AMD announced the lineup for its third-generation Ryzen processors at Computex on Monday, with the chips to be built on 7 nanometre technology.

Topping the range is the Ryzen 9 3900X, which is set to cost $500, packs 12 cores, can handle 24 threads, has 2.8GHz base frequency with 4.6GHz boost, and has 70MB of cache.

"That's half the price of our competition with much, much more performance," AMD CEO Dr Lisa Su said.

Behind the Ryzen 9 is the Ryzen 7 3800X and Ryzen 7 3700X. Both chips have 8 cores and 36MB of cache, but the 3800X has a higher 3.9GHz base frequency and 4.5GHz boost frequency compared to 3.6GHz and 4.4GHz of the 3800X.

Where the $400 3800X needs 105W, the same energy requirements as the Ryzen 9, the 3700X is a 65W chip and costs $330.

Su said the Ryzen 3 series was capable of 15% more instructions per clock cycle, and had double the cache and floating point performance of the Ryzen 2 platform.

For Ryzen 5, the 3600X and 3600 are 6 core chips with 35MB of cache offering 3.8GHz with 4.4GHz boost, and 3.6GHz base frequency and 4.2GHz boost respectively, and available for $250 and $200.

All processors are set to be available from 7 July.

The company also introduced its X570 chipset for socket AM4 that is capable of PCIe 4.0, that AMD said was capable of 42% faster storage performance

Also during the keynote, AMD demonstrated its upcoming 64-core Rome Epyc chip, which it is touting as having double the performance of the prior Epyc generation.
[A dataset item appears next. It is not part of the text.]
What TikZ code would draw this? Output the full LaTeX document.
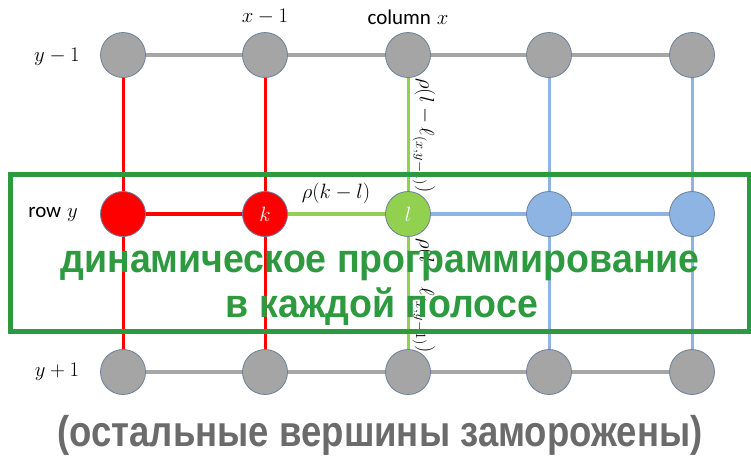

Rome will be available next quarter.

The company said Microsoft would start offering Epyc chips as a high performance computing offering with HB-series virtual machines that could scale up to 10,000 cores.

"With the AMD Epyc processors, the HB-series delivers more than 260 GBs of memory bandwidth, 128 MB L3 cache, and SR-IOV-based 100 Gbs InfiniBand," Microsoft said in a blog post.

"At scale, a customer can utilise up to 18,000 physical CPU cores and more than 67 terabytes of memory for a single distributed memory computational workload."

The virtual machines are available in Azure's South Central US and Western Europe regions.